Depending on the specific facts, these transactions may fall within the definition of a “donation” in the Income Tax Act 58 of 1962, especially where there is a gratuitous element or where value is not fully accounted for.

In the notice, Sars states that the HWI Unit periodically share guidance to provide clarity and certainty of individuals’ tax obligations and support compliance. In this instance, the communication outlines key aspects of donations tax, including what counts as a donation, the applicable rates, when exemption applies, and who must pay the donations tax.

Section 7C and Other Areas Under the Spotlight

In practice, Section 7C of the Act has moved from a “known rule” to an active Sars enforcement and interpretation focal point, particularly within the HWI environment. The shift is less about new legislation and more about how broadly Sars is now applying and interrogating it.

Sars is therefore likely to pay close attention to arrangements involving interest-free or low-interest loans to trusts under Section 7C, which Sars may deem as a donation by the lender, as well as transactions concluded at values below market value and the use of companies to facilitate indirect donations. While these arrangements have historically formed part of legitimate structuring, they remain a primary area of audit focus.

Donations Tax: No Change, Greater Enforcement

From a technical perspective, the donations tax framework remains unchanged, but there is a clear indication that it will be applied more closely in practice. 

By way of a reminder, donations tax is levied at 20% on the cumulative value of donations up to R30-million and 25% thereafter. The primary liability rests with the donor, although the donee may become jointly liable where the tax is not settled. The annual exemption for individuals remains limited to R150 000, with a smaller exemption applicable to non-natural persons. 

Revisiting Existing Structures and Sars Audit

While the Sars notice itself is not binding, it forms part of the tax authority’s broader compliance drive and ongoing engagement with high-net-worth taxpayers.
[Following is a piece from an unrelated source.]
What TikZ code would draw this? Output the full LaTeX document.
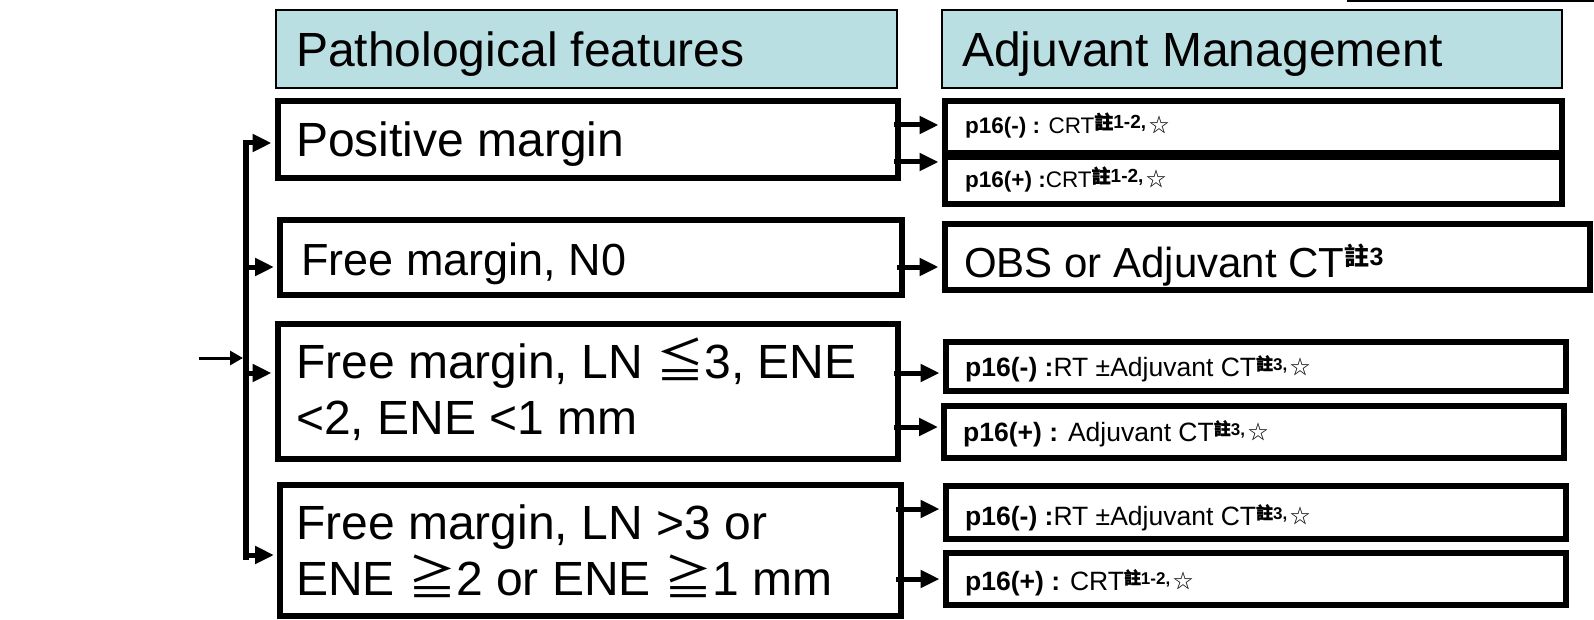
\documentclass[tikz,border=0pt]{standalone}
\usepackage{fontspec}
\setmainfont{Liberation Sans}
\newfontfamily\cjk{Noto Sans CJK TC}
\newfontfamily\cjkb[FakeBold=1.2]{Noto Sans CJK TC}
\usetikzlibrary{arrows.meta}
\definecolor{headfill}{RGB}{186,223,227}
\newcommand\fsz[1]{\fontsize{#1}{#1}\selectfont}
\newcommand\smnote[1]{\raisebox{6pt}{\fsz{17}\bfseries #1}}
\newcommand\topnote[1]{\raisebox{5pt}{\fsz{19}\bfseries #1}}
\newcommand\bignote[1]{\raisebox{12pt}{\fsz{25}\bfseries #1}}
\newcommand\wstar{\hspace{3pt}\raisebox{1.5pt}{\cjk\fsz{20}☆}}
\begin{document}
\begin{tikzpicture}[x=1pt,y=-1pt,
  hd/.style={draw, line width=1.5pt, fill=headfill, inner sep=0pt, rectangle},
  bx/.style={draw, line width=6pt, inner sep=0pt, rectangle},
  big/.style={anchor=base west, inner sep=0pt, font=\fsz{48}},
  mid/.style={anchor=base west, inner sep=0pt, font=\fsz{42}},
  sml/.style={anchor=base west, inner sep=0pt, font=\fsz{26.5}},
  tsml/.style={anchor=base west, inner sep=0pt, font=\fsz{22.5}},
  arr/.style={line width=5pt, -{Triangle[length=19pt,width=17pt]}, shorten >=3pt},
  inarr/.style={line width=3pt, -{Triangle[length=13pt,width=14pt]}, shorten >=3pt}]
\useasboundingbox (0,0) rectangle (1594,620);
\draw[line width=2pt] (1347,1) -- (1594,1);
% headers
\node[hd, minimum width=621pt, minimum height=78pt] (h1) at (586.5,49) {};
\node[hd, minimum width=620pt, minimum height=78pt] (h2) at (1252,49) {};
\node[big] (th1) at (296,67) {Pathological features};
\node[big] (th2) at (962,67) {Adjuvant Management};
% left boxes
\node[bx, minimum width=620.5pt, minimum height=77pt] (b1) at (587.75,139.5) {};
\node[bx, minimum width=622pt, minimum height=75pt] (b2) at (591,257.5) {};
\node[bx, minimum width=620.5pt, minimum height=135pt] (b3) at (587.75,391.5) {};
\node[bx, minimum width=621pt, minimum height=131.5pt] (b4) at (590.5,550.25) {};
\node[big] (tb1) at (296,157) {Positive margin};
\node[big, font=\fsz{45}] (tb2) at (301,276) {Free margin, N0};
\node[big] (tb3a) at (296,378) {Free margin, LN {\cjk ≦}3, ENE};
\node[big] (tb3b) at (296,434) {<2, ENE <1 mm};
\node[big] (tb4a) at (296,539) {Free margin, LN >3 or};
\node[big] (tb4b) at (296,595) {ENE {\cjk ≧}2 or ENE {\cjk ≧}1 mm};
% right boxes
\node[bx, minimum width=617.5pt, minimum height=52pt] (r1a) at (1253.25,127) {};
\node[bx, minimum width=617.5pt, minimum height=47.5pt] (r1b) at (1253.25,180.75) {};
\node[bx, minimum width=645.5pt, minimum height=65.5pt] (r2) at (1267.25,256.75) {};
\node[bx, minimum width=620pt, minimum height=49pt] (r3a) at (1255.5,366.5) {};
\node[bx, minimum width=619.5pt, minimum height=51.5pt] (r3b) at (1253.75,431.75) {};
\node[bx, minimum width=620pt, minimum height=52.5pt] (r4a) at (1255.5,512.25) {};
\node[bx, minimum width=620pt, minimum height=52pt] (r4b) at (1255.5,579) {};
\node[tsml] (tr1a) at (965,134) {{\bfseries p16(-) :} CRT\topnote{{\cjkb 註}1-2,}\wstar};
\node[tsml] (tr1b) at (965,188) {{\bfseries p16(+) :}CRT\topnote{{\cjkb 註}1-2,}\wstar};
\node[mid] (tr2) at (964,277) {OBS or Adjuvant CT\bignote{{\cjk 註}3}};
\node[sml] (tr3a) at (965,376) {{\bfseries p16(-) :}RT ±Adjuvant CT\smnote{{\cjkb 註}3,}\wstar};
\node[sml] (tr3b) at (963,441) {{\bfseries p16(+) :} Adjuvant CT\smnote{{\cjkb 註}3,}\wstar};
\node[sml] (tr4a) at (965,525) {{\bfseries p16(-) :}RT ±Adjuvant CT\smnote{{\cjkb 註}3,}\wstar};
\node[sml] (tr4b) at (965,590) {{\bfseries p16(+) :} CRT\smnote{{\cjkb 註}1-2,}\wstar};
% left bracket
\coordinate (jt) at (246,140.5);
\coordinate (jb) at (246,559.5);
\draw[line width=6pt] (jt) -- (jb);
\coordinate (s1) at (243,143);
\coordinate (s2) at (243,267);
\coordinate (s3) at (243,373);
\coordinate (s4) at (243,555);
\draw[arr] (s1) -- (s1 -| b1.west);
\draw[arr] (s2) -- (s2 -| b2.west);
\draw[arr] (s3) -- (s3 -| b3.west);
\draw[arr] (s4) -- (s4 -| b4.west);
\coordinate (in) at (199,358);
\draw[inarr] (in) -- (in -| jt);
% right arrows
\coordinate (o1) at (894,125);
\coordinate (o2) at (894,162);
\coordinate (o3) at (897,267);
\coordinate (o4) at (894,373);
\coordinate (o5) at (894,427);
\coordinate (o6) at (896,509);
\coordinate (o7) at (896,579);
\draw[arr] (o1) -- (o1 -| r1a.west);
\draw[arr] (o2) -- (o2 -| r1b.west);
\draw[arr] (o3) -- (o3 -| r2.west);
\draw[arr] (o4) -- (o4 -| r3a.west);
\draw[arr] (o5) -- (o5 -| r3b.west);
\draw[arr] (o6) -- (o6 -| r4a.west);
\draw[arr] (o7) -- (o7 -| r4b.west);
\end{tikzpicture}
\end{document}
Based on past experience, this type of engagement is often followed by intensified audit activity. 

Against this backdrop, it would be prudent for taxpayers to revisit how their structures have been funded. Ensuring that these arrangements are properly documented, supported, and aligned with their underlying substance is increasingly important. This includes reassessing historic loan funding, validating market value assumptions, and ensuring that documentation supports the intended tax treatment.

Non-Compliance: Increasing Consequences

It is important to note that Sars’ access to third-party data, trust disclosures and cross-border reporting mechanisms places it in a position to identify inconsistencies in how these transactions are reported.

For high-net-worth taxpayers, the consequences of getting this wrong extend beyond tax inefficiency. It now includes audit exposure, penalties, and potential reputational risk. 

It is therefore important that existing arrangements are reviewed and supported by appropriate professional advice to ensure they remain compliant and defensible in the current environment.